# [SHORT PROBLEM]
Below are records; reproduce exactly the lines from the one that has "Emit a web page" through the one that has "p2Rain = [0,0,0,0,0,0,0,0,0,0,0,0,0,1,1,0,0,0,0,0,0,0,0,0,0];", ends included, and nothing more.

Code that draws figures
#####
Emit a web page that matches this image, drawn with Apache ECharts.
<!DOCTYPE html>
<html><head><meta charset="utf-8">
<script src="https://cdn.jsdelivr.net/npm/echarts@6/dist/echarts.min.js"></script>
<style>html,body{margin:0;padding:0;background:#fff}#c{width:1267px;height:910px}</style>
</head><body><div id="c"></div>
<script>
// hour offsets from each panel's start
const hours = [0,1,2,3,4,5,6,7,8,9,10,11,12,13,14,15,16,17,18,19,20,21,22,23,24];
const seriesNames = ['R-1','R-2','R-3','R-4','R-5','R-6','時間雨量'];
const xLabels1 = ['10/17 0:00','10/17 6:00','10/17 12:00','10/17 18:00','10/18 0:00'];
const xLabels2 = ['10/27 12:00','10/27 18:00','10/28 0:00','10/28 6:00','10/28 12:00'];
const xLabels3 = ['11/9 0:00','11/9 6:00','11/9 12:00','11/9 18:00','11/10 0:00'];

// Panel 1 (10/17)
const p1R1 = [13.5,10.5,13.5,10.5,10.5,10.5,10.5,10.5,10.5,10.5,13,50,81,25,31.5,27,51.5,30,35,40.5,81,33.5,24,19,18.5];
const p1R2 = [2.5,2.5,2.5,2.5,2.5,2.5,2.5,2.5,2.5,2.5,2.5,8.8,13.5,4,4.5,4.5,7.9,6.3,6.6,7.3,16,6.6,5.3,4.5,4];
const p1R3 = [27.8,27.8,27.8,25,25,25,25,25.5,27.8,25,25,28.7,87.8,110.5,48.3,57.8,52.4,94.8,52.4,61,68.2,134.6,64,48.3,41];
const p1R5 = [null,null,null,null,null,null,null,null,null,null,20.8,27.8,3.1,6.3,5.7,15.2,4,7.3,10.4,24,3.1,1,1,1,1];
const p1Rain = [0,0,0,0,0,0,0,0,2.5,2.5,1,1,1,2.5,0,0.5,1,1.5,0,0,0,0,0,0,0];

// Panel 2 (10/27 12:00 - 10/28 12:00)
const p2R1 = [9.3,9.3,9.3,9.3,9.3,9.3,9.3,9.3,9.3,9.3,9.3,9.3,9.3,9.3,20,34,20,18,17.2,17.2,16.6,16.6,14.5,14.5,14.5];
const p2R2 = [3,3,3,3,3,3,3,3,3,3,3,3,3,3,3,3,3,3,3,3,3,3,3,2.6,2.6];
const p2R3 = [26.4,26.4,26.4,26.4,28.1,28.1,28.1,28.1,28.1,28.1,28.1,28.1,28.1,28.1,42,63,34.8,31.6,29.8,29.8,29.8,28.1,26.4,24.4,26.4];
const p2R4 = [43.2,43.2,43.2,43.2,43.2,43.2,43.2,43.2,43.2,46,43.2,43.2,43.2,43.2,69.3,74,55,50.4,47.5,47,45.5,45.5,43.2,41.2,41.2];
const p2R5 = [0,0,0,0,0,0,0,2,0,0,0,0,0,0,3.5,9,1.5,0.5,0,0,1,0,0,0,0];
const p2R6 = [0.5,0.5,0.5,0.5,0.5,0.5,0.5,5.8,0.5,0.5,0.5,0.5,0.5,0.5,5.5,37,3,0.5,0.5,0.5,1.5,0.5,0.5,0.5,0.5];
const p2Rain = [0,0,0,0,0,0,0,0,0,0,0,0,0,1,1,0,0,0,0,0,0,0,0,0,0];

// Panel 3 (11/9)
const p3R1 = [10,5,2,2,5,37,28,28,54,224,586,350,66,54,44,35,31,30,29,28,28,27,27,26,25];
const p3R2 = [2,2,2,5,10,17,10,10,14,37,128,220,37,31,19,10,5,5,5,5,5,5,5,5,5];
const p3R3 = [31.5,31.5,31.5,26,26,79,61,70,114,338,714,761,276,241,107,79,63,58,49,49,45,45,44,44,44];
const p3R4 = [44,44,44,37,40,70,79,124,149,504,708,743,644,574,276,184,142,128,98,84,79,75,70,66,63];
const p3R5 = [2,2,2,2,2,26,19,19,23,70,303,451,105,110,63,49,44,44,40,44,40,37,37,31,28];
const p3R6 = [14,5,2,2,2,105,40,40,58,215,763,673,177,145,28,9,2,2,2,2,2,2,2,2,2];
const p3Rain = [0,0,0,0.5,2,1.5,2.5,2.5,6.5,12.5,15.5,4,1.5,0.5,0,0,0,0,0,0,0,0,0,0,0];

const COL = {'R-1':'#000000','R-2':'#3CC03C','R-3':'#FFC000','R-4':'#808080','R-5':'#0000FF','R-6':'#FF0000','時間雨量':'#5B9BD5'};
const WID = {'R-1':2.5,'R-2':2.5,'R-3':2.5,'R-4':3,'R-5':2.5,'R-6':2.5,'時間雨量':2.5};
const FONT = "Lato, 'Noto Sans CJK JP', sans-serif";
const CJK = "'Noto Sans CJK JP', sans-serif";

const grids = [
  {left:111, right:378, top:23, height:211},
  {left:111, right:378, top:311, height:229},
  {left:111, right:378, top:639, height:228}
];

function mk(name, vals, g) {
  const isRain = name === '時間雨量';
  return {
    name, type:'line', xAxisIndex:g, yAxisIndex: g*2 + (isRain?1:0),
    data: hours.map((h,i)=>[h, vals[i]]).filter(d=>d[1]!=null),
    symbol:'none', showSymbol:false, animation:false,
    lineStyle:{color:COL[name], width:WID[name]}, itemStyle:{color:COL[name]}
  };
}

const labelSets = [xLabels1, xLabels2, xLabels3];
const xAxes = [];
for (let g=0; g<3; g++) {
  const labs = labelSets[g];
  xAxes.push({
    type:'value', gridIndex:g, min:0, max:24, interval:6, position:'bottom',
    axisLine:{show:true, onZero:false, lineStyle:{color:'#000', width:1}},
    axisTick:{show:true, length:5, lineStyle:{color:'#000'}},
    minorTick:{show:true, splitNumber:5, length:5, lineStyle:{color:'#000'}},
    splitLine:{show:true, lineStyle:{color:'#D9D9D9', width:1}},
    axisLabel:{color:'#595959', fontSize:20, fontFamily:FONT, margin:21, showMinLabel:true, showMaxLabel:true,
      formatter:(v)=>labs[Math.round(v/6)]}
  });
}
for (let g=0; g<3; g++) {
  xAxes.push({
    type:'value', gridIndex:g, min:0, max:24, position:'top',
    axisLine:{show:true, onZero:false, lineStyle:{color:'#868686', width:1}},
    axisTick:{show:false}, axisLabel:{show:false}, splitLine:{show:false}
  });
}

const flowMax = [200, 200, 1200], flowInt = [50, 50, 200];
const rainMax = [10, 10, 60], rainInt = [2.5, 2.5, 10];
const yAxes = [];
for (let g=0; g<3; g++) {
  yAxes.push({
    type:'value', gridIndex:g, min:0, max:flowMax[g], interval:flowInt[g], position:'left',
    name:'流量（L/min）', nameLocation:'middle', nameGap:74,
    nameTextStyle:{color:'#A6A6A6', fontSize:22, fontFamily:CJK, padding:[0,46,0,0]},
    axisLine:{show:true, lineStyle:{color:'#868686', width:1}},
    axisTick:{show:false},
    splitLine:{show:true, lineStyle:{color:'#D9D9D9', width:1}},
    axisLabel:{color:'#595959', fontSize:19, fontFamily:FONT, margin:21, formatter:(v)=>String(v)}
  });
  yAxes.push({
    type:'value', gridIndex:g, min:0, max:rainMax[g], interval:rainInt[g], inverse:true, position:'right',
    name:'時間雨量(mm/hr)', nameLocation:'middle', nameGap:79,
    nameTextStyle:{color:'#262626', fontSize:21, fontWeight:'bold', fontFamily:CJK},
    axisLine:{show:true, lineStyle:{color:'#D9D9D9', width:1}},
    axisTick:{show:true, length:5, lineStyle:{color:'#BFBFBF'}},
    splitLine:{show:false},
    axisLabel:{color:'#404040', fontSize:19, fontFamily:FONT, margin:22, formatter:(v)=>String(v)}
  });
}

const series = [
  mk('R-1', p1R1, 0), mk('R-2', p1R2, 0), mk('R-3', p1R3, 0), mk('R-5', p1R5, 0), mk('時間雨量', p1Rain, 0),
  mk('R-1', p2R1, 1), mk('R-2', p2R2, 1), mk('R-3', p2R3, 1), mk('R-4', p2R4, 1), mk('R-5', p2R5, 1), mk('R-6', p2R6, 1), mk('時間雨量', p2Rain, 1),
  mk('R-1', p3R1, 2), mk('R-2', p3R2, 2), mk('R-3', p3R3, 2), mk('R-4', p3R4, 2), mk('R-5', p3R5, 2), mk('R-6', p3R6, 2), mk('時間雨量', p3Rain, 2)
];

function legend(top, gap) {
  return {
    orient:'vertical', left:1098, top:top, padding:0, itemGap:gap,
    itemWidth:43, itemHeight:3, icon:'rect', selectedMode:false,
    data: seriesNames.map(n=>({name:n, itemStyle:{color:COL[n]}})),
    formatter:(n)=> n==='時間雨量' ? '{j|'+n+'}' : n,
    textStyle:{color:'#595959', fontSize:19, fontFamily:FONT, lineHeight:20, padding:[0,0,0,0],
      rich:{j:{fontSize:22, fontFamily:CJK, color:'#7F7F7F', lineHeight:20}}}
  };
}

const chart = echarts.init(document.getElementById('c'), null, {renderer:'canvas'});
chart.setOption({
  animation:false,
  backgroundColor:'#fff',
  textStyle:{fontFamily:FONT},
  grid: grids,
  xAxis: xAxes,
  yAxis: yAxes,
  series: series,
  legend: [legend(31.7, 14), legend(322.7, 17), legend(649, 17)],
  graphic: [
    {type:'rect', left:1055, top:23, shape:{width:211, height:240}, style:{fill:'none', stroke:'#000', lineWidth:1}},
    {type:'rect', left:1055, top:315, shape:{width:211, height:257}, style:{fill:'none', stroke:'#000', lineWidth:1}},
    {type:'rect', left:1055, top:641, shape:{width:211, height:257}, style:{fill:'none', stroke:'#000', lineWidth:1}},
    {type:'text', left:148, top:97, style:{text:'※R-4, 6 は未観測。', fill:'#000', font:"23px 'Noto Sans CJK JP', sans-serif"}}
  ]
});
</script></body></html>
#####
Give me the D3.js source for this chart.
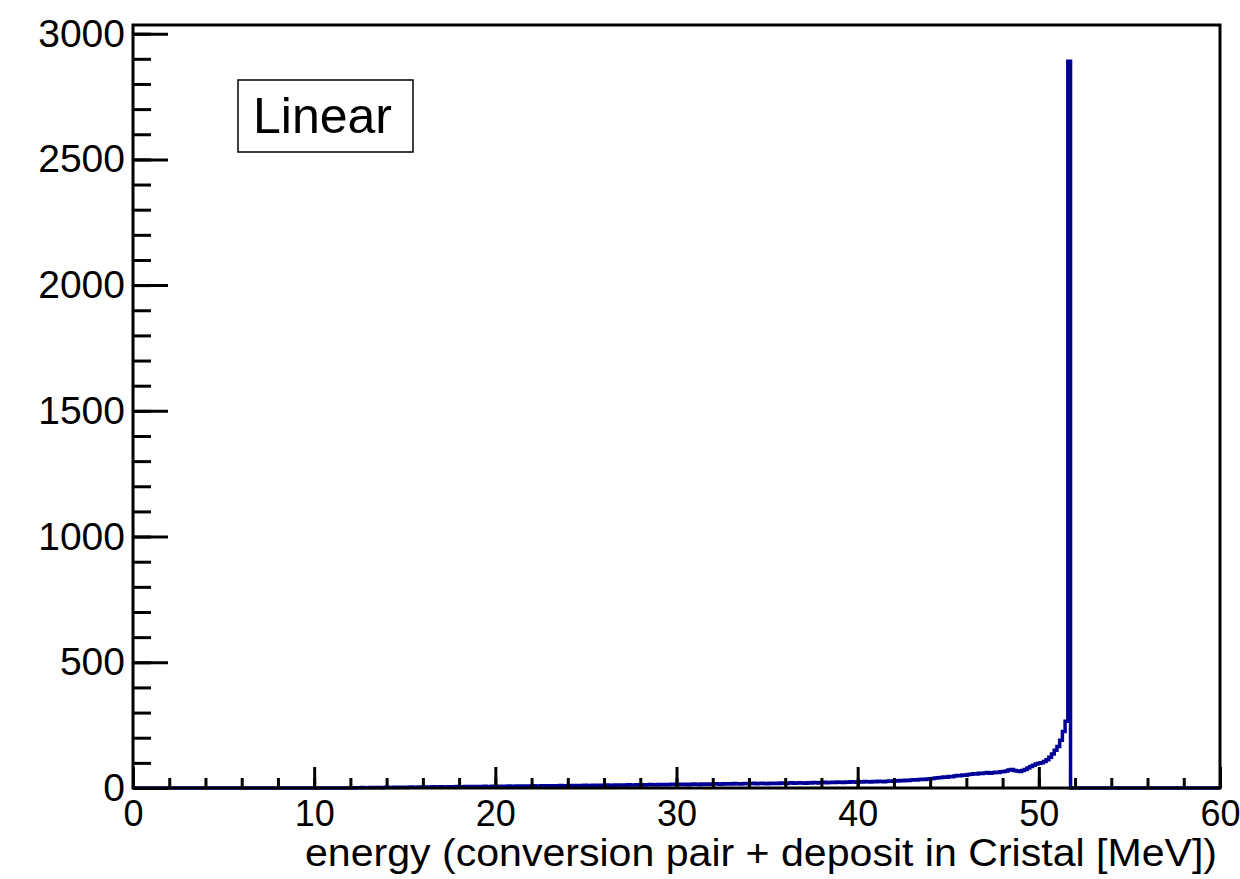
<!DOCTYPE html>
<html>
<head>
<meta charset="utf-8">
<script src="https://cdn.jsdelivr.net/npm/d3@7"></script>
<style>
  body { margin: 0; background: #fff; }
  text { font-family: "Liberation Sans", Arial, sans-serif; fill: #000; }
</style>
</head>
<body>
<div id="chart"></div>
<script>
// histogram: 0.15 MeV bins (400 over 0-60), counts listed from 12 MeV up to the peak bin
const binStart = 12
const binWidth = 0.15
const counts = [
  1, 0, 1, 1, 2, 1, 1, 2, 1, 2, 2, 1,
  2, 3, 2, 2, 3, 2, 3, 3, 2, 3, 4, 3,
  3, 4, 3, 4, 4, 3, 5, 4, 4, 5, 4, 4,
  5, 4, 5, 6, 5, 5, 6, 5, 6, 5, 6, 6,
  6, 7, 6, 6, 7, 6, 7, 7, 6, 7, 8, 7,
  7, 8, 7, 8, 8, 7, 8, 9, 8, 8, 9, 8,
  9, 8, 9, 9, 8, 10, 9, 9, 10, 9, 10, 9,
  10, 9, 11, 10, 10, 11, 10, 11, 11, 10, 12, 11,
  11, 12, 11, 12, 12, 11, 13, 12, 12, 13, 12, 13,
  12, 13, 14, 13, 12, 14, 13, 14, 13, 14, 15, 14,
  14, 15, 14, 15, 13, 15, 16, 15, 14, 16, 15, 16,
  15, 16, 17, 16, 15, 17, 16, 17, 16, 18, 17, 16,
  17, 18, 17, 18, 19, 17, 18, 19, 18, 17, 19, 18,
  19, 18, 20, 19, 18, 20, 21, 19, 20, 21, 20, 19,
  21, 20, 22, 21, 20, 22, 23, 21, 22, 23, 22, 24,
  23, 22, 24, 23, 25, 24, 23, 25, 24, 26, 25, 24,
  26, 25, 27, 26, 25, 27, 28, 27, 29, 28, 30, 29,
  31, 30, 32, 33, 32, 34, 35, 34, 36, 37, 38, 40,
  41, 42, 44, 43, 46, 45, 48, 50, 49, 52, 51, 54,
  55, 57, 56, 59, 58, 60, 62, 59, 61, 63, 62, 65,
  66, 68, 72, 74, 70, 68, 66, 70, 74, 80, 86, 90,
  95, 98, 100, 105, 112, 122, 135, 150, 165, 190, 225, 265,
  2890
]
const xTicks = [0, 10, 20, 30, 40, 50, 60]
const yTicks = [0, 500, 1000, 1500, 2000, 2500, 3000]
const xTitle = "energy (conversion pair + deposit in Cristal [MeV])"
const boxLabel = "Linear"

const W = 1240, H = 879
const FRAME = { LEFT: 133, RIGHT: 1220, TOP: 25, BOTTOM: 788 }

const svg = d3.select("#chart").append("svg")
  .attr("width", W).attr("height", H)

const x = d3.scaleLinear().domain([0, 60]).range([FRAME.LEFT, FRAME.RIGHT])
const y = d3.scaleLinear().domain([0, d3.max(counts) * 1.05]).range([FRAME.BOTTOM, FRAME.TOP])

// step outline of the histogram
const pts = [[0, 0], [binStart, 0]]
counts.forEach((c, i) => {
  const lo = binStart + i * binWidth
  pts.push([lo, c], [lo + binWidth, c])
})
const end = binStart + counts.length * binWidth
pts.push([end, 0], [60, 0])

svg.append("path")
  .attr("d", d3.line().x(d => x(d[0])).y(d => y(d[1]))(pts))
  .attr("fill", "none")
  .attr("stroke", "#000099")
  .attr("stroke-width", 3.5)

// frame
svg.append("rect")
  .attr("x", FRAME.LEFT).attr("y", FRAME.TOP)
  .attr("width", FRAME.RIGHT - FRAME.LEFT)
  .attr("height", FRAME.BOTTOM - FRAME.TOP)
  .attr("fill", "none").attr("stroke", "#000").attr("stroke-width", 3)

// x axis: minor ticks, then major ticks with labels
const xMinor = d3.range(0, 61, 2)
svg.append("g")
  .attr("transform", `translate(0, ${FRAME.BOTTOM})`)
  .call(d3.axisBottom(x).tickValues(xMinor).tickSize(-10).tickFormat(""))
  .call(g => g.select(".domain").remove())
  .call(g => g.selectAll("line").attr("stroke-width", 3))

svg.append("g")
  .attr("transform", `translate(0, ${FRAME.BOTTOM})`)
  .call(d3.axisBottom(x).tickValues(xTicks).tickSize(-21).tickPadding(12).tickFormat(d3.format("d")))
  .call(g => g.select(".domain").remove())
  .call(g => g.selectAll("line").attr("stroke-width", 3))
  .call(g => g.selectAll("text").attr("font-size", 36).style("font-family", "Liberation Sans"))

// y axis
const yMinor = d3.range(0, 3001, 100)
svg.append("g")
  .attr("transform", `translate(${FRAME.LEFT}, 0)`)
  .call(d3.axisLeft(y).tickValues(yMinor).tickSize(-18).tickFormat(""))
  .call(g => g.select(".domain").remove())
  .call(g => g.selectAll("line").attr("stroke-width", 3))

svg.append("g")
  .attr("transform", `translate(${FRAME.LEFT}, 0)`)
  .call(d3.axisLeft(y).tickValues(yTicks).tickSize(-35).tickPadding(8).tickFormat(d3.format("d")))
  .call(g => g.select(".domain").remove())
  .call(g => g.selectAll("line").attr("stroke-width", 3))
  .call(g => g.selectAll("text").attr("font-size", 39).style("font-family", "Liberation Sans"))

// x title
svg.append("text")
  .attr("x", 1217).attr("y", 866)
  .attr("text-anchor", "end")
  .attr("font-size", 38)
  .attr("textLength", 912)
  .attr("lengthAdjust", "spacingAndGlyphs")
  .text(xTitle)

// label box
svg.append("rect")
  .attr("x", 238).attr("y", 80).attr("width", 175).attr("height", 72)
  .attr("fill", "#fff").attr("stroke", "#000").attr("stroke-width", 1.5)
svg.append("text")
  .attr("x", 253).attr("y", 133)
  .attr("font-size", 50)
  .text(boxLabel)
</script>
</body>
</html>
#####
# [ANSWER TO THIS TASK]
Emit a web page that matches this image, drawn with Apache ECharts.
<!DOCTYPE html>
<html><head><meta charset="utf-8">
<script src="https://cdn.jsdelivr.net/npm/echarts@6/dist/echarts.min.js"></script>
<style>html,body{margin:0;padding:0;background:#fff}#c{width:1267px;height:910px}</style>
</head><body><div id="c"></div>
<script>
// hour offsets from each panel's start
const hours = [0,1,2,3,4,5,6,7,8,9,10,11,12,13,14,15,16,17,18,19,20,21,22,23,24];
const seriesNames = ['R-1','R-2','R-3','R-4','R-5','R-6','時間雨量'];
const xLabels1 = ['10/17 0:00','10/17 6:00','10/17 12:00','10/17 18:00','10/18 0:00'];
const xLabels2 = ['10/27 12:00','10/27 18:00','10/28 0:00','10/28 6:00','10/28 12:00'];
const xLabels3 = ['11/9 0:00','11/9 6:00','11/9 12:00','11/9 18:00','11/10 0:00'];

// Panel 1 (10/17)
const p1R1 = [13.5,10.5,13.5,10.5,10.5,10.5,10.5,10.5,10.5,10.5,13,50,81,25,31.5,27,51.5,30,35,40.5,81,33.5,24,19,18.5];
const p1R2 = [2.5,2.5,2.5,2.5,2.5,2.5,2.5,2.5,2.5,2.5,2.5,8.8,13.5,4,4.5,4.5,7.9,6.3,6.6,7.3,16,6.6,5.3,4.5,4];
const p1R3 = [27.8,27.8,27.8,25,25,25,25,25.5,27.8,25,25,28.7,87.8,110.5,48.3,57.8,52.4,94.8,52.4,61,68.2,134.6,64,48.3,41];
const p1R5 = [null,null,null,null,null,null,null,null,null,null,20.8,27.8,3.1,6.3,5.7,15.2,4,7.3,10.4,24,3.1,1,1,1,1];
const p1Rain = [0,0,0,0,0,0,0,0,2.5,2.5,1,1,1,2.5,0,0.5,1,1.5,0,0,0,0,0,0,0];

// Panel 2 (10/27 12:00 - 10/28 12:00)
const p2R1 = [9.3,9.3,9.3,9.3,9.3,9.3,9.3,9.3,9.3,9.3,9.3,9.3,9.3,9.3,20,34,20,18,17.2,17.2,16.6,16.6,14.5,14.5,14.5];
const p2R2 = [3,3,3,3,3,3,3,3,3,3,3,3,3,3,3,3,3,3,3,3,3,3,3,2.6,2.6];
const p2R3 = [26.4,26.4,26.4,26.4,28.1,28.1,28.1,28.1,28.1,28.1,28.1,28.1,28.1,28.1,42,63,34.8,31.6,29.8,29.8,29.8,28.1,26.4,24.4,26.4];
const p2R4 = [43.2,43.2,43.2,43.2,43.2,43.2,43.2,43.2,43.2,46,43.2,43.2,43.2,43.2,69.3,74,55,50.4,47.5,47,45.5,45.5,43.2,41.2,41.2];
const p2R5 = [0,0,0,0,0,0,0,2,0,0,0,0,0,0,3.5,9,1.5,0.5,0,0,1,0,0,0,0];
const p2R6 = [0.5,0.5,0.5,0.5,0.5,0.5,0.5,5.8,0.5,0.5,0.5,0.5,0.5,0.5,5.5,37,3,0.5,0.5,0.5,1.5,0.5,0.5,0.5,0.5];
const p2Rain = [0,0,0,0,0,0,0,0,0,0,0,0,0,1,1,0,0,0,0,0,0,0,0,0,0];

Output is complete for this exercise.